The door opens again, and Janice comes through. “Did you see him?” she asks. I nod, but ask about Cici. She is the one I’m worried about. “She’s fine. You can go see her if you like.”

“Yes, please.”

She opens the door, and I follow her. We go past the room where the new family is curled over the baby in the woman’s arms, their fingers tracing the lines of his veins, smiling and crying. A chosen child, I think. What is it like to be a chosen child? I could have been somebody’s chosen child and not somebody’s mistake. My baby will be somebody’s chosen child. She will never be a mistake.

I swallow hard around the knot in my throat and follow Janice to the end of the hall, to the door farthest from the nursery. The door is closed. Janice knocks, tap, tap, tap, and then pushes the door on its swinging hinge . We step through, past the bathroom, and the smells of the room are antiseptic with an undertone of sweat or blood. Cici is sitting up, propped against pillows, and her face is swollen and red. Her knees are drawn up, and she is studying her hands between them. She looks up when we come in and lets a small smile form on her lips. Her eyes are dry, almost empty.

“Hi, Alison,” she says, and I look at Janice, not sure. Something is wrong. She isn’t slurring, but she is . . . slow.

“They gave her a little something to help her relax.”

I recognize it then, the vacancy, the emptiness that comes with pharmaceutical calm.

“Don’t let them do that to me,” I say, and I’m not the only one surprised by the fierceness in my voice.

“I understand,” Janice says, and I rush to the side of Cici’s bed. I sit down and take her hand. She now looks at both her fingers and mine. “I’m going to get her a milkshake. Do you want one?” Janice asks from her place at the door. I nod and hear the door open and click shut again.

“Are you okay?” I ask.

“They took my boy,” she says, and a single tear rolls down her cheek.

“I know. I’m sorry.” A tear slides down my own, and she finally looks at me.

“He was beautiful. Did you see him?”

I bring her swollen hand to my lips and kiss it. “He is beautiful.” I emphasize that he is, because he isn’t dead—he is safe, he is alive, he is loved. “He’s going to have a beautiful, wonderful life.”

She nods, trying to keep her face from melting. “But he’s mine.” I slide onto the bed and pull her into me. We cry for what cannot be. She had never again mentioned the idea of us raising our babies together, and neither had I. We both knew that was just the night talking.

“He’ll always be yours. Ceece. Always, and someday you’ll see him again. You just have to become the type of person that will make him proud. Live up to his dreams of you.” She nods again, silent, but I know she understands.
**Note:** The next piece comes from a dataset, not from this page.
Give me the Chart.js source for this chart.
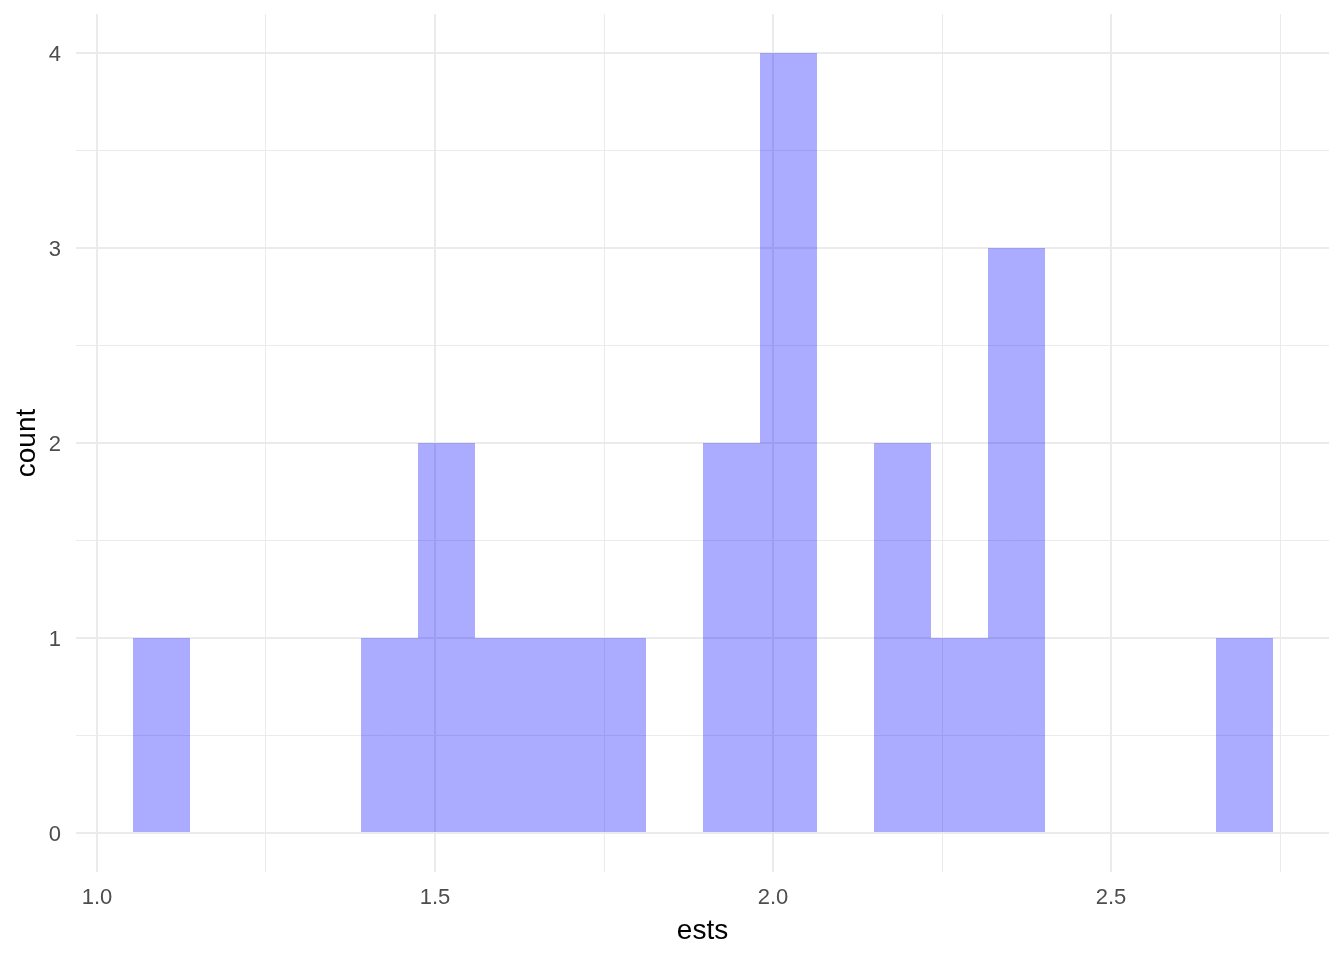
<!DOCTYPE html>
<html>
<head>
<meta charset="utf-8">
<script src="https://cdn.jsdelivr.net/npm/chart.js@4"></script>
<style>
  html, body { margin: 0; padding: 0; background: #fff; }
  #wrap { width: 1344px; height: 960px; position: relative; }
</style>
</head>
<body>
<div id="wrap"><canvas id="chart"></canvas></div>
<script>
// histogram bins (centres) and counts
const binCenters = [1.095414, 1.179734, 1.264053, 1.348373, 1.432692, 1.517012, 1.601331, 1.685651, 1.769970, 1.854290,
                    1.938609, 2.022929, 2.107248, 2.191568, 2.275888, 2.360207, 2.444527, 2.528846, 2.613166, 2.697485];
const counts = [1, 0, 0, 0, 1, 2, 1, 1, 1, 0,
                2, 4, 0, 2, 1, 3, 0, 0, 0, 1];

const xGrid = [1.0, 1.25, 1.5, 1.75, 2.0, 2.25, 2.5, 2.75];
const xLabels = [1.0, 1.5, 2.0, 2.5];
const yGrid = [0, 0.5, 1, 1.5, 2, 2.5, 3, 3.5, 4];
const yLabels = [0, 1, 2, 3, 4];

const FONT = "'Liberation Sans', Arial, sans-serif";
const isMajor = (list, v) => list.some(t => Math.abs(t - v) < 1e-9);

const gridStyle = (list) => ({
  color: '#EBEBEB',
  lineWidth: ctx => isMajor(list, ctx.tick.value) ? 2 : 1,
  drawTicks: false,
  offset: false
});

chart = new Chart(document.getElementById('chart'), {
  type: 'bar',
  data: {
    datasets: [{
      data: binCenters.map((x, i) => ({ x: x, y: counts[i] })),
      backgroundColor: 'rgba(0, 0, 255, 0.33)',
      borderWidth: 0,
      barPercentage: 1,
      categoryPercentage: 1,
      inflateAmount: 0
    }]
  },
  options: {
    responsive: true,
    maintainAspectRatio: false,
    animation: false,
    layout: { padding: { top: 14, right: 15, left: 0, bottom: 0 } },
    plugins: { legend: { display: false }, tooltip: { enabled: false } },
    scales: {
      x: {
        type: 'linear',
        min: 0.968935,
        max: 2.822485,
        offset: false,
        border: { display: false },
        grid: gridStyle(xLabels),
        afterBuildTicks: axis => { axis.ticks = xGrid.map(v => ({ value: v })); },
        afterFit: axis => {
          axis.height = 88;
          axis.paddingLeft = 0;
          axis.paddingRight = 0;
        },
        ticks: {
          autoSkip: false,
          maxRotation: 0,
          padding: 13,
          color: '#4D4D4D',
          font: { family: FONT, size: 22 },
          callback: v => isMajor(xLabels, v) ? v.toFixed(1) : ''
        },
        title: {
          display: true,
          text: 'ests',
          color: '#000',
          font: { family: FONT, size: 28 },
          padding: { top: 0, bottom: 12 }
        }
      },
      y: {
        min: -0.2,
        max: 4.2,
        border: { display: false },
        grid: gridStyle(yLabels),
        afterBuildTicks: axis => { axis.ticks = yGrid.map(v => ({ value: v })); },
        afterFit: axis => {
          axis.width = 76;
          axis.paddingTop = 0;
          axis.paddingBottom = 0;
        },
        ticks: {
          autoSkip: false,
          padding: 15,
          labelOffset: 2,
          color: '#4D4D4D',
          font: { family: FONT, size: 22 },
          callback: v => isMajor(yLabels, v) ? String(v) : ''
        },
        title: {
          display: true,
          text: 'count',
          color: '#000',
          font: { family: FONT, size: 28 },
          padding: { top: 10, bottom: 0 }
        }
      }
    }
  }
});
</script>
</body>
</html>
We are both of us broken people, and somehow, letting other people be the mothers and fathers is the only thing we can offer to do it better. We have to do it better. At least I know I do.

She sleeps some after she is cried out. I leave to walk down the hall in hopes of glimpsing her boy again. I see him with his new family all staring down at him like he is Baby Jesus while he sleeps in his new mother’s arms. I wonder what he dreams. I wonder if he misses Cici the way she misses him. I wonder if they will ever tell him he was adopted. I wonder if I would if I were them.